In Defense of The Dent Act

Summer 2012 has given us two of the biggest films in history, both from a cultural and box-office standpoint.  With the summer movie season waning, I thought this was a good opportunity to  look back and discuss the relationship these films have with the law.  Today, I begin with The Dark Knight Rises.

Warning: Spoilers! If you haven’t seen The Dark Knight Rises and don’t want to know what happens, read no further.

The Dark Knight Rises raised a number of interesting legal issues that could each be the subject of their own posts: the way the film dealt with the Bruce Wayne bankruptcy, the federal response to the siege of Gotham, to name a few.  But one stands taller than the others and that's the subject of this post.

In the immediate aftermath of the movie’s release, there was some discord amongst critics about one issue in particular… something they felt was so wrong-headed that they had to call the director on it – they hated the Dent Act. More specifically, there was some hand-wringing over the Act’s constitutionality.

Cliff notes version: it is utterly constitutional.

Let’s step back for a minute.  What exactly is the Dent Act? At the beginning of the film, we learn that shortly after the death of Gotham’s District Attorney Harvey Dent, sweeping anti-crime legislation was passed that gave the city’s police and prosecutors “teeth” to fight organized crime in the city.  We know that eight years after Dent’s demise, the Dent Act did it’s job, almost completely decimating crime in the city, and leaving a gaping hole for Bane and his League of Shadows thugs to storm in and take the city.

So what tools does the Dent Act grant law enforcement Gotham City to combat organized crime?  Did the Act authorize a mass hiring of police officers, in effect turning Gotham into a police state?  Did it place stricter sentences on those convicted of organized crime activities?  Did it finally root out the bad guys in Gotham’s notoriously corrupt police force?  Unfortunately, the movie doesn’t tell us much about the mechanics of the law and only pays it lip service before delving into the “Batman coming out of retirement” storyline. The only substantive information we have on the Dent Act is told to the audience by Joseph Gordon-Levitt’s character; apparently the Act has kept hundreds of mobsters behind bars by denying them parole.

I readily admit ignorance here. Like others when I first heard this, I threw my hands up in disgust.  “How unconstitutional is that?!” I nearly screamed aloud to my wife in the theater.  As it turns out, it’s pretty damn constitutional.

Let’s get some basic facts out of the way: the discretion to grant or deny parole typically resides in a state’s parole board.  They have the right to determine if an offender should be released before his full sentence has been served and they may grant or deny parole based on a variety of factors.  What concerned me was whether a piece of legislation could make that determination for them.

As a rule, states have the power to regulate their own law enforcement and legislate their own criminal codes.  With some Eighth Amendment exceptions (such as sentencing juveniles to life in prison with no possibility of parole), the state is allowed to make a blanket determination regarding who should and should not be released from incarceration before the full sentence has been served.

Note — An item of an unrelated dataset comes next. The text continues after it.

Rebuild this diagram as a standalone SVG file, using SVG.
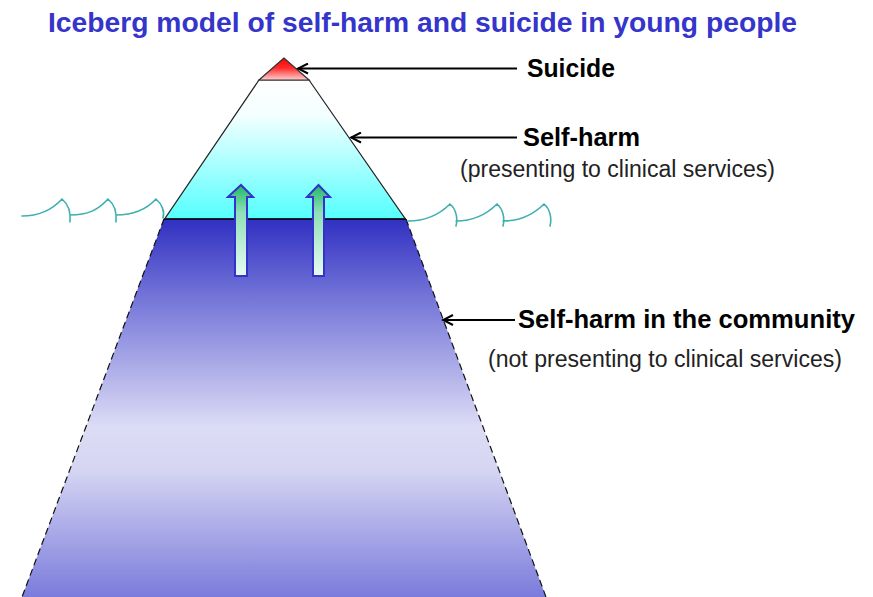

In reality, many states have done just that. The Massachusetts legislature recently considered an overhaul of the state’s criminal sentencing laws that, among other things, would abolish parole for repeat violent offenders. Massachusetts already bans parole for anyone convicted of first-degree murder. Pennsylvania considered a similar overhaul of their criminal sentencing statutes three years ago.  Sixteen states have taken it much farther by abolishing the parole system altogether.

Therefore denial of parole under the Dent Act for prisoners convicted of violent crimes such as murder, assault, or drug dealing (in many states, crimes of possession with intent to distribute are considered crimes of violence) is constitutional because there is a framework for just that kind of legislation in other states.  On the other hand, I think the Dent Act will have a harder time demonstrating its constitutionality when is denies parole to those convicted of non-violent crimes such as racketeering, gambling, prostitution, and money laundering.

Movies so often get it wrong when it comes to portraying the law so it’s nice to find a case where the movie gets it right (even though I’m convinced no one in the screenwriting process actually did the necessary legal research).  While we don’t know anything else about the substance of the Dent Act, the parts we do know about will probably hold up under scrutiny.  And frankly, even without knowing the Act’s other substantive provisions, I think that denying parole to 1000 dangerous and violent criminals would be enough to give Gotham’s Police Department a break in getting its crime problem under control.  Putting the Batman out of the job was probably just icing on the cake.